■ **Task to carry out**: Check each line of the listing below for the string "this", and copy the ones that have it.

■ **Records provided**:

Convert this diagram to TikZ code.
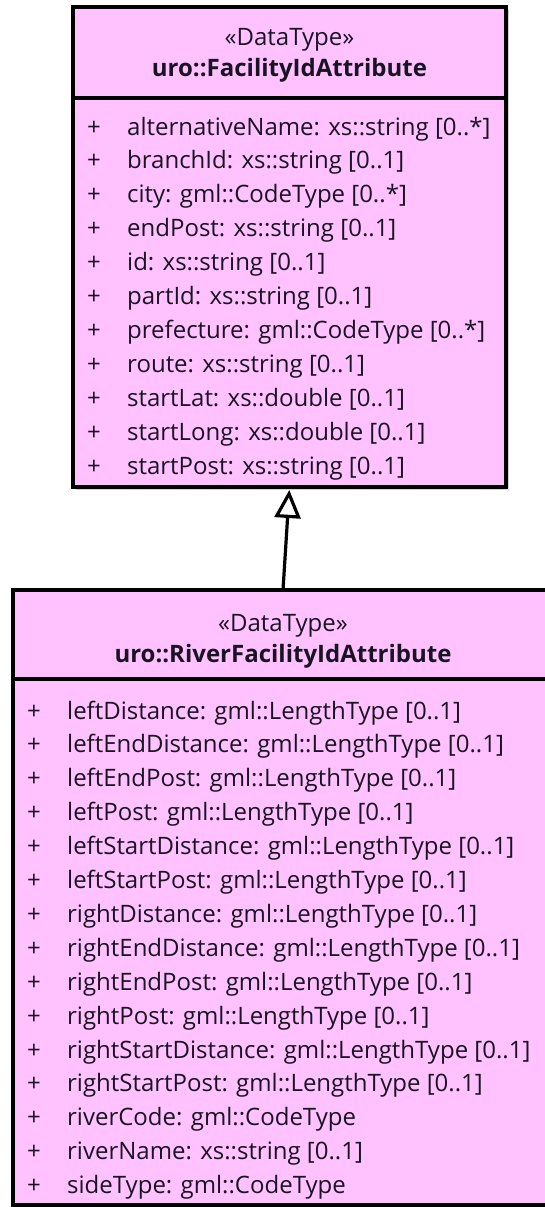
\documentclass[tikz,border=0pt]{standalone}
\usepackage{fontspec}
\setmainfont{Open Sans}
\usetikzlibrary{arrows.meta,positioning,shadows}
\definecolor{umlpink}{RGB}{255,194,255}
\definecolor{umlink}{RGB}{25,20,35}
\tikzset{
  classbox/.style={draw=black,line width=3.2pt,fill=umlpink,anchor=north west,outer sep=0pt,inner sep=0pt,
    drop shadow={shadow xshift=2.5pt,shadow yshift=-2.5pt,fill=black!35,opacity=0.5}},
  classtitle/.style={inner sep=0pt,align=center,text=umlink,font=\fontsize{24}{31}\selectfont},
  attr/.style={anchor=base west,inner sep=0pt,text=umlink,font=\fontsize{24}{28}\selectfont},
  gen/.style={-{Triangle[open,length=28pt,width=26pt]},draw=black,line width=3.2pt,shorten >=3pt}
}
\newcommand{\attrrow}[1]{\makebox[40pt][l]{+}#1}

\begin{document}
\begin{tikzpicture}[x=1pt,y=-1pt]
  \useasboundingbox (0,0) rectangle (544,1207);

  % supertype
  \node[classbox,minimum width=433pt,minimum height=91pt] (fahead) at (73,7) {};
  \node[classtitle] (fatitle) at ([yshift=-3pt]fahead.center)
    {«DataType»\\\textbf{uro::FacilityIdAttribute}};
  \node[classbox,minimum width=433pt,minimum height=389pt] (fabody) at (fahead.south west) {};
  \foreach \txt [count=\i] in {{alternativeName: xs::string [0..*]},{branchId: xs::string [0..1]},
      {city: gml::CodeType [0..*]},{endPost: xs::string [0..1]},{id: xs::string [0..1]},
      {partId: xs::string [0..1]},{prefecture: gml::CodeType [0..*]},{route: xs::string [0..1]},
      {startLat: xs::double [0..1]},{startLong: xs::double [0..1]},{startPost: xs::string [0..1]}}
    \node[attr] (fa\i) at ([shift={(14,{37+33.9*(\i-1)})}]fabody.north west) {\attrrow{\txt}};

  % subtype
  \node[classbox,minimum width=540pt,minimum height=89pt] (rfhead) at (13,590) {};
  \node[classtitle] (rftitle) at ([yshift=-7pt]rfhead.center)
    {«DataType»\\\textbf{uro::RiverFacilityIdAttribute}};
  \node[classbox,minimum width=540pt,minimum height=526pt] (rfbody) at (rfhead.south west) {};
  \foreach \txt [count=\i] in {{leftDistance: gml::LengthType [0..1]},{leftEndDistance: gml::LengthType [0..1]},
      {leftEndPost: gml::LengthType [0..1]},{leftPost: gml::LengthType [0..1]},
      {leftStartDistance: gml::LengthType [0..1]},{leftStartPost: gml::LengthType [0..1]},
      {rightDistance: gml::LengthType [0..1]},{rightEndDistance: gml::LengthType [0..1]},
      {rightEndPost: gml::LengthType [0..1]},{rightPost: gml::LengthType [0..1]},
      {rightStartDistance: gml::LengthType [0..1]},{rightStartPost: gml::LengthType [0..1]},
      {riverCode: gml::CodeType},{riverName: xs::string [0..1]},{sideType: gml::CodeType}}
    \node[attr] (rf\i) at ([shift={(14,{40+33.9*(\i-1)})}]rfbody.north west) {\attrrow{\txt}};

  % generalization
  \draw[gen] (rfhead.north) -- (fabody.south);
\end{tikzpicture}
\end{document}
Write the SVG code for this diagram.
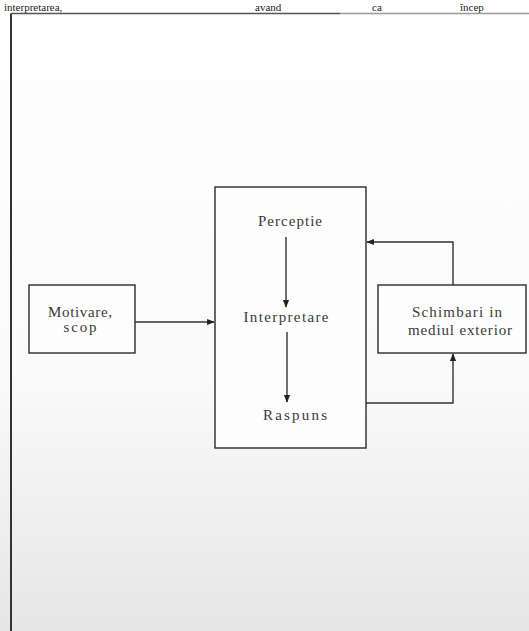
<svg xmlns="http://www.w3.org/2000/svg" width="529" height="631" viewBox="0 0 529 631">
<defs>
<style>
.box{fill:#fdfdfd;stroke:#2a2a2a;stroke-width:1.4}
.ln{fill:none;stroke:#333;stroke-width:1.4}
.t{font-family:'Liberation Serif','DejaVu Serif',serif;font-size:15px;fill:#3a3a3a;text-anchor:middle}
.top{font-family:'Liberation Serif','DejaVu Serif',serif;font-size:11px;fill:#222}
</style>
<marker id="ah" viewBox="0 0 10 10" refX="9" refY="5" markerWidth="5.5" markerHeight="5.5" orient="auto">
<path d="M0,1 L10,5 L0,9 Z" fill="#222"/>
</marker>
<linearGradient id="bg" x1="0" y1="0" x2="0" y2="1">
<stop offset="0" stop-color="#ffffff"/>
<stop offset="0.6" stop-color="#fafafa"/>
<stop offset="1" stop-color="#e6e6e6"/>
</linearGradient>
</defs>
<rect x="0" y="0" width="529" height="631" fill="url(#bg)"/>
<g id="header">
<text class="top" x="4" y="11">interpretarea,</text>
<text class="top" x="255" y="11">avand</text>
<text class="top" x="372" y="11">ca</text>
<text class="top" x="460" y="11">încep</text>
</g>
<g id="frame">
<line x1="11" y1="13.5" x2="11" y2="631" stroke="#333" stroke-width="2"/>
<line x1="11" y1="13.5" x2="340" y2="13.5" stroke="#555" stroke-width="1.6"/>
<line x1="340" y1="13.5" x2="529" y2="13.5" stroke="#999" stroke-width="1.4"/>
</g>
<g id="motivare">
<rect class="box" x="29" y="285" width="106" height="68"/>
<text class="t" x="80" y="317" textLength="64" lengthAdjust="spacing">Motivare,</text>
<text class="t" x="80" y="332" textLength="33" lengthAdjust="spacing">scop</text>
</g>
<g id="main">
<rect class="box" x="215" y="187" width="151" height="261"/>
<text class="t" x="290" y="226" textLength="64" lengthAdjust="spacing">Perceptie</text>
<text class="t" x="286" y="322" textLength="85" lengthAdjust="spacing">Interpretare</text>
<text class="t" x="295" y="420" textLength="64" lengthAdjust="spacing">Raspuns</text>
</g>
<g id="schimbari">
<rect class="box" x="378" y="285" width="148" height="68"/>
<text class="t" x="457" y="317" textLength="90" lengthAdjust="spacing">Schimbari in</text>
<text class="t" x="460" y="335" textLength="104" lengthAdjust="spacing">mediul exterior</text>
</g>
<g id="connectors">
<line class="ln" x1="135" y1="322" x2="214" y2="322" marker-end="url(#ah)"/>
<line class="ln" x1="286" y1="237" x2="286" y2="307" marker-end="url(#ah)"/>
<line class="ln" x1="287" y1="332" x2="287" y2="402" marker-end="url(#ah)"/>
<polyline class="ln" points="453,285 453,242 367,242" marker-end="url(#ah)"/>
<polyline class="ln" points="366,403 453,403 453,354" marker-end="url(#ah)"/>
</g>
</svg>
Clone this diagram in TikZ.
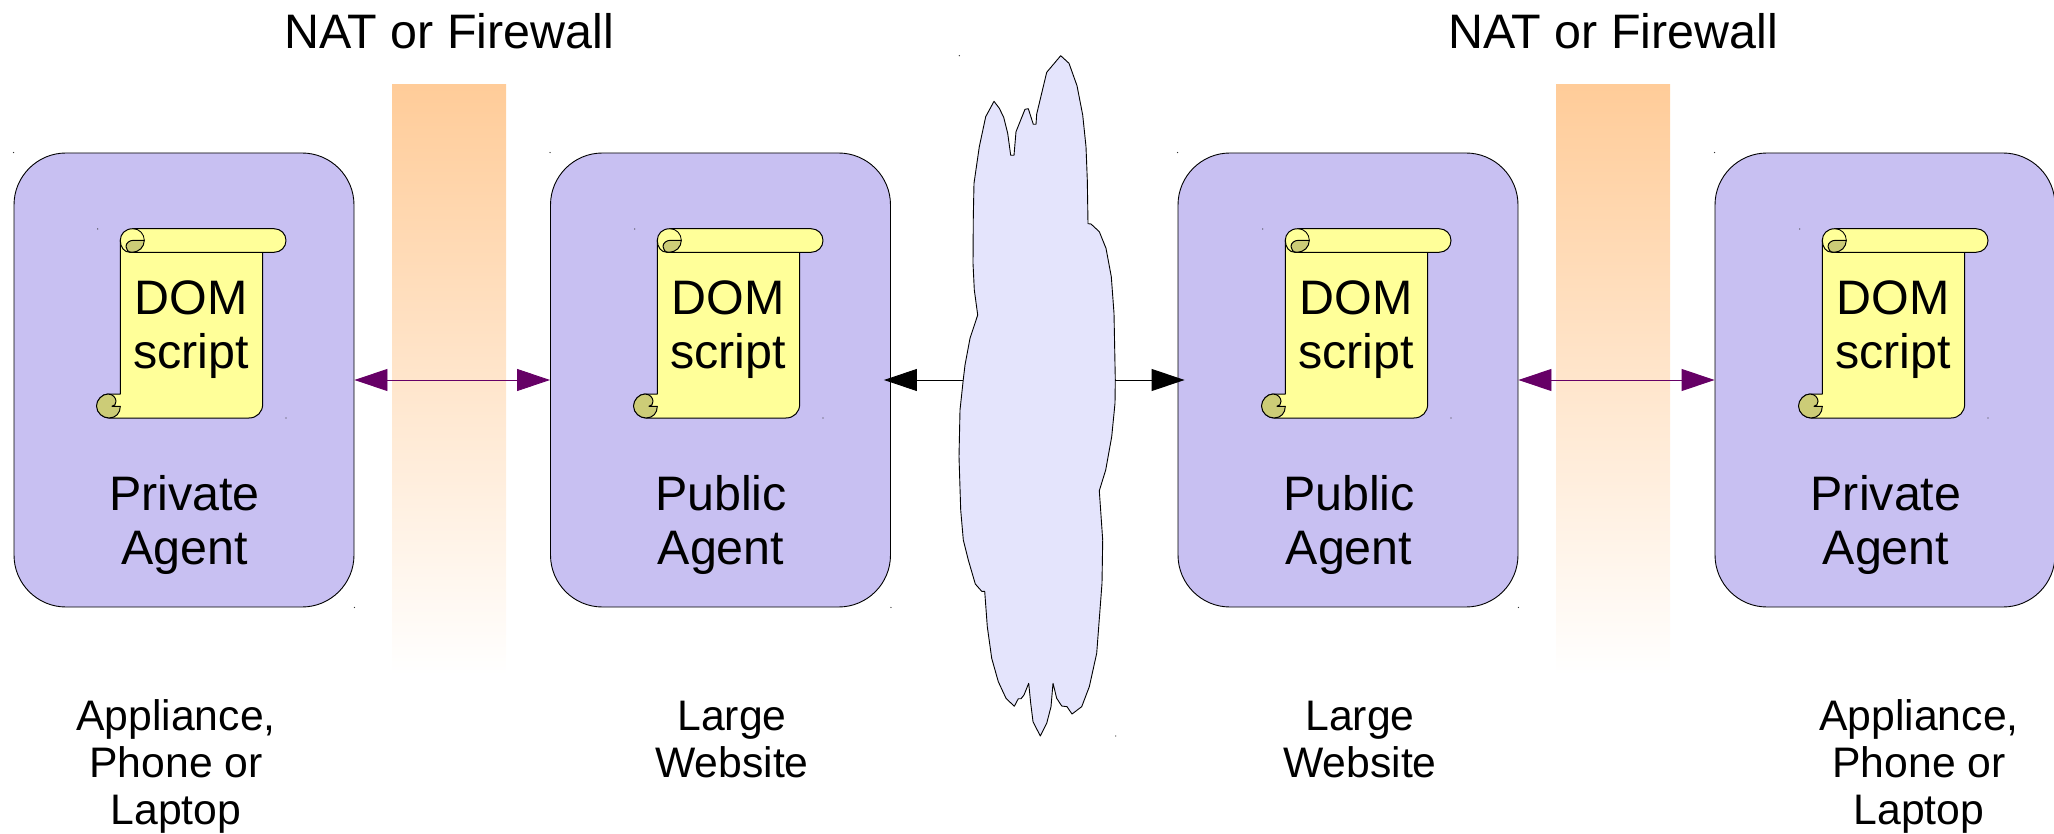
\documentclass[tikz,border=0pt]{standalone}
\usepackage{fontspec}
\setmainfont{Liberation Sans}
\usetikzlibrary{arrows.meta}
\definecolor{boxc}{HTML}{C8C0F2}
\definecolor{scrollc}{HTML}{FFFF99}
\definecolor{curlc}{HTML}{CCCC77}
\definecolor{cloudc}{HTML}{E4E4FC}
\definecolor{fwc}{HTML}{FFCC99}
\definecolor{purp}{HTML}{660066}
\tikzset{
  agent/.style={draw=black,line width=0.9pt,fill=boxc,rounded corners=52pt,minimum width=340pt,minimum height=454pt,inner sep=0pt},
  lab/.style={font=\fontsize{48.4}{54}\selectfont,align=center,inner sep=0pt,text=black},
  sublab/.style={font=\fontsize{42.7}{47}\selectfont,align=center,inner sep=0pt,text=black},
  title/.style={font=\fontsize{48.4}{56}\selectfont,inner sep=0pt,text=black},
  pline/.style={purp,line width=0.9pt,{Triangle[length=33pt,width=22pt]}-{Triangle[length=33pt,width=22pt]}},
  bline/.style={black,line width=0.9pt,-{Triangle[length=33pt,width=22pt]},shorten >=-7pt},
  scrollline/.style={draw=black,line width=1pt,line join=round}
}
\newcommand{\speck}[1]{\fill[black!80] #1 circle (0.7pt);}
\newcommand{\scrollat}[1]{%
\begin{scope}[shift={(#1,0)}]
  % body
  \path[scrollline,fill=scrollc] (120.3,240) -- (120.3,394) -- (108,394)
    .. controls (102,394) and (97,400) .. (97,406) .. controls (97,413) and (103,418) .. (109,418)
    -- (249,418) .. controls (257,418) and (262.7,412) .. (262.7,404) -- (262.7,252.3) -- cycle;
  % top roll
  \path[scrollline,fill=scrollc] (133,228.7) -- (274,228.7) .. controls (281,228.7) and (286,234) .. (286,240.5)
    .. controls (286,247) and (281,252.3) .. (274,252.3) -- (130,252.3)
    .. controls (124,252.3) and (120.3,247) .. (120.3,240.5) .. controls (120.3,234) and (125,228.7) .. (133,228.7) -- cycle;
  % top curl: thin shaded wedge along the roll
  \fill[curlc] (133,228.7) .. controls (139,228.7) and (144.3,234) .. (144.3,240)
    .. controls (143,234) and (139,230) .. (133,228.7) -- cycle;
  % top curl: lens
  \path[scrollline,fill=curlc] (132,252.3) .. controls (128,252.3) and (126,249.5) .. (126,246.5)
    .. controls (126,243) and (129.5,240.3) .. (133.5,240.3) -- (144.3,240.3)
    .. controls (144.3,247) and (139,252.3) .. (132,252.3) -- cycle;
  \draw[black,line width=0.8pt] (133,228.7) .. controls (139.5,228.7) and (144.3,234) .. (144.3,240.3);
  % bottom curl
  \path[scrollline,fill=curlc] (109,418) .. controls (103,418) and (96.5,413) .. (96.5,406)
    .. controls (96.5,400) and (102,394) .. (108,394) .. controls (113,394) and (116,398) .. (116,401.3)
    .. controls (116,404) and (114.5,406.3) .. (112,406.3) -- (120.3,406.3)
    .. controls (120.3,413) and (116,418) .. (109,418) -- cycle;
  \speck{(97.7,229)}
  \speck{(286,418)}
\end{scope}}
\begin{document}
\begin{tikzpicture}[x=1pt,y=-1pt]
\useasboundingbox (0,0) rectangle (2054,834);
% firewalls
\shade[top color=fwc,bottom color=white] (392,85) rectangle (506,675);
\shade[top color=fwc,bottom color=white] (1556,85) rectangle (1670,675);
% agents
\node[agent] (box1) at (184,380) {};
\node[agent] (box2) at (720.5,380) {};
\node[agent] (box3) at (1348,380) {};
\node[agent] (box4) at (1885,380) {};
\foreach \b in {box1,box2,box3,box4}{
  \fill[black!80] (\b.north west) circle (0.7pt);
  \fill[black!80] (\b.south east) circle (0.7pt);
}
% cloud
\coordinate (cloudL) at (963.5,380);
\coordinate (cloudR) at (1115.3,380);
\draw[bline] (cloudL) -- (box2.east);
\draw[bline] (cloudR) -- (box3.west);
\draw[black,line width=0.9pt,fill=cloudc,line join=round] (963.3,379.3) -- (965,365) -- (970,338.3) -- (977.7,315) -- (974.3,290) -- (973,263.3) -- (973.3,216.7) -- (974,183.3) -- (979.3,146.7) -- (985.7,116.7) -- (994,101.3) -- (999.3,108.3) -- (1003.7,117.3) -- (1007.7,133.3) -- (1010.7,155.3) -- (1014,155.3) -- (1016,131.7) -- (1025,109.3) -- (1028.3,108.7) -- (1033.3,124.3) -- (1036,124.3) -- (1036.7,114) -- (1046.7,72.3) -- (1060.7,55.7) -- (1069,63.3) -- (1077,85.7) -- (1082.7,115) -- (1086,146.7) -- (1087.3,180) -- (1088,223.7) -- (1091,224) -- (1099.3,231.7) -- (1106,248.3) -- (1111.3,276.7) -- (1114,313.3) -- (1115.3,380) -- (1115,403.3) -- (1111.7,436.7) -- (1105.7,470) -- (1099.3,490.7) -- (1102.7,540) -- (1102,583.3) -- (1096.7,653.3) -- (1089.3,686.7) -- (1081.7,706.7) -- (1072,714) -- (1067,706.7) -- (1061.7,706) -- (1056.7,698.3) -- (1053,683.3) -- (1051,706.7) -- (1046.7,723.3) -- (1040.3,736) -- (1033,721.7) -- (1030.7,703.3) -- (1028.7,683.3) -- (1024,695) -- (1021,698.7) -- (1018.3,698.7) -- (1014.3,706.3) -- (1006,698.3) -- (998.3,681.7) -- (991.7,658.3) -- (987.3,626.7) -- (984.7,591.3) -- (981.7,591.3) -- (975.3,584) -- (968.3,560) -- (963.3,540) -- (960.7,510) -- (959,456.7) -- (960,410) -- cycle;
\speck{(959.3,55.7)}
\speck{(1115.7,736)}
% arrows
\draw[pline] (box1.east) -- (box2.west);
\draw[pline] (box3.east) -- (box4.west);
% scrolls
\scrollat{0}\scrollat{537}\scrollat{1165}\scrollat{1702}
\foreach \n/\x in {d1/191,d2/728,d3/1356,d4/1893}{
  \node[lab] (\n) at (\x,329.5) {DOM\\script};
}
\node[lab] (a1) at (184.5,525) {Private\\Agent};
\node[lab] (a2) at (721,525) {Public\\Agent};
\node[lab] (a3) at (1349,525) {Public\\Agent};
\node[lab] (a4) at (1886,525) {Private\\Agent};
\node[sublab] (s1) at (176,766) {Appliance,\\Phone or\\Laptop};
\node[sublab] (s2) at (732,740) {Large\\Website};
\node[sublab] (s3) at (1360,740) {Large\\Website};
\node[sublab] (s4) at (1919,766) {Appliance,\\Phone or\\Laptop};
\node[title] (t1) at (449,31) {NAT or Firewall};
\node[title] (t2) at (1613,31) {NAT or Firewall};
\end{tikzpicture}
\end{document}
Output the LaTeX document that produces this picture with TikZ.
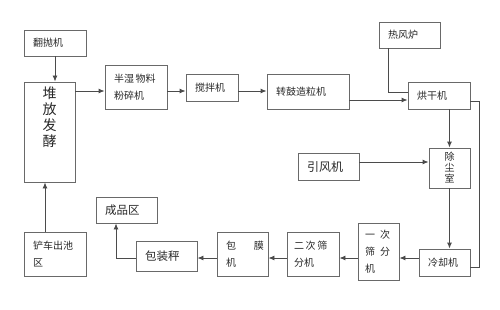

■ **Written reply**:
Convert this diagram to TikZ code.
Write the SVG code for this diagram.
Clone this diagram in TikZ.
Output the LaTeX document that produces this picture with TikZ.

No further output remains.